Monday, April 25, 2011

social network ramblings

i took a break from facebook for lent. my motivations weren't completely holy and righteous. in all honesty i was overwhelmed at the time with all that was happening in my life and i realized how important my privacy was to me. i had no idea how to begin telling people or who to tell and the thought of my business being put out on facebook sent me over the edge. it was then that i realized lent was about to begin and so i decided to give up facebook. for the most part it was an easy decision, but at the same time difficult, knowing how many people i would disconnect with.

on sunday night i reactivated my facebook account and then proceeded to delete about 170 of my "friends." funny that facebook chooses to word it like that. friends? really? since when are people from high school (who never talked to me then) considered friends? i just find it interesting. i guess my perspective has changed a lot and maybe i'm a bit jaded, but it's where i'm at. i just realize that facebook is an excuse to be nosy and dig into the lives of people you would otherwise have no business digging into. now, don't get me wrong here... i realize the benefits of facebook and i love it for the ways it allows me to keep in touch with actual friends around the world and family members who i don't get to see often. i'm not referring to that. i just know that for me, right now in this stage of life, i want to keep that space a bit more private and reserved for those i do feel close to.

i realize that this might sound completely contradictory considering the fact that i have a blog that anyone in the world has access to... and if people stumble across it then so be it. i know what i'm putting out there and that i might be surprised to actually know who reads. in fact, i've been surprised by the number of people who found out what's been happening in my life because of my blog. people i had no idea read... you know who you are! haha! so comment once in a while would ya?
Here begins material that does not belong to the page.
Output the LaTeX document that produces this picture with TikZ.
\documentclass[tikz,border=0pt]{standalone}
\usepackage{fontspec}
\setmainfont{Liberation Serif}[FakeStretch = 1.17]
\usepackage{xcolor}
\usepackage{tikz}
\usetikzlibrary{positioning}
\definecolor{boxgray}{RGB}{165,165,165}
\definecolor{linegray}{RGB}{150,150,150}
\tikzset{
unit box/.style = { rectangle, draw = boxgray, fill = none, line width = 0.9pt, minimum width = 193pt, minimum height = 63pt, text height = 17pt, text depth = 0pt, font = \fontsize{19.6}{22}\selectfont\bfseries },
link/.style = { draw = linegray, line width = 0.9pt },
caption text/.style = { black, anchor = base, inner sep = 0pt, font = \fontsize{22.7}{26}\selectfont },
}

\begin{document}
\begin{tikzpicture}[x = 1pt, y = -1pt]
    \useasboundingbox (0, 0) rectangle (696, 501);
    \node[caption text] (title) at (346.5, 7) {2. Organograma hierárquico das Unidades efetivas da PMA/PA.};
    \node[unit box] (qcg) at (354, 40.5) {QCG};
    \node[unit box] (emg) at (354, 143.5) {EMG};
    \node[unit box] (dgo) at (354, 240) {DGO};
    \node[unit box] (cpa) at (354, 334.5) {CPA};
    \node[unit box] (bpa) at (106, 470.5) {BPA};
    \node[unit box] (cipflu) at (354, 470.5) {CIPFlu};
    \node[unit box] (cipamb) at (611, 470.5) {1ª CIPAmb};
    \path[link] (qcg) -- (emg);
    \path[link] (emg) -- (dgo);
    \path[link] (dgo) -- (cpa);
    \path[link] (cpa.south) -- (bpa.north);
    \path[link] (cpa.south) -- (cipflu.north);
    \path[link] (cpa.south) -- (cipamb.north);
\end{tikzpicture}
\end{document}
i don't know where i'm going with this post. it has been weird though... being back on facebook... changing my "engaged" relationship status and then deleting the post from my feed so people don't notice. ugh. honestly i've felt so dirty since being back on. does that sound weird? yeah, probably. it's hard to explain. i just don't wanna get sucked back into the vortex of it. i've enjoyed my extra time from being off it and i know jesus has, too since it meant more time for him. man, sometimes i have things so backwards.

so that's where i'm at with all of that.

no easter recap for me. it was a beautiful day, but also a really hard one for me for a number of reasons. i spent several hours of it crying, but thank God for good friends and family who were there to listen. life is hard sometimes and it's ok to admit that. sometimes even freeing.

lost another pound and a half this week which means i'm at 27lbs total. can't wait to cross that 30lb threshhold. hoo to the ray.

grace and peace,

 

Thursday, April 21, 2011

my life verses

i want to share with you about an experience i had that has changed my life and the way i see myself. this is very personal to me, but something i want to share. i don't expect everyone to fully understand so i'll share it as best as i can.

last fall i spent some time praying with my pastor's wife stefanie, who also happens to be a very dear friend of mine. i was lamenting on how i was struggling with my purpose and who i was supposed to be. i had this picture of myself as a cardboard box sitting on a shelf in a grocery store just waiting to be "chosen." i shared that with her and she thought it made a lot of sense given what i was feeling. i've always tried to fit myself into what others want me to be or need me to be. it's like i'm saying, "oh you need 'such-and-such'? yeah i can be that!" or "you need 'this kind of person'? i'm your girl!" so rather than letting who i am dictate what i do, i'm letting what i do dictate who i am.

we prayed for a while that day and stef encouraged me to ask God who he says i am. i'm a firm believer that God speaks to us in many ways- visions, dreams, words, etc. he spoke very clearly to my heart that day and showed me a beautiful oak tree standing on a hillside. no, that can't be me i thought right away. in his gentle way the Father assured me that indeed it was. i shared that with stef, who thought that was amazing. she quickly asked me, "susan? what are boxes made of?" 

"cardboard," i replied.

"and what is cardboard?"

now the words came tumbling out so quickly, "cardboard is made from wood... from trees... that have been cut down and choppped up and hard pressed... and OH MY GOSH!"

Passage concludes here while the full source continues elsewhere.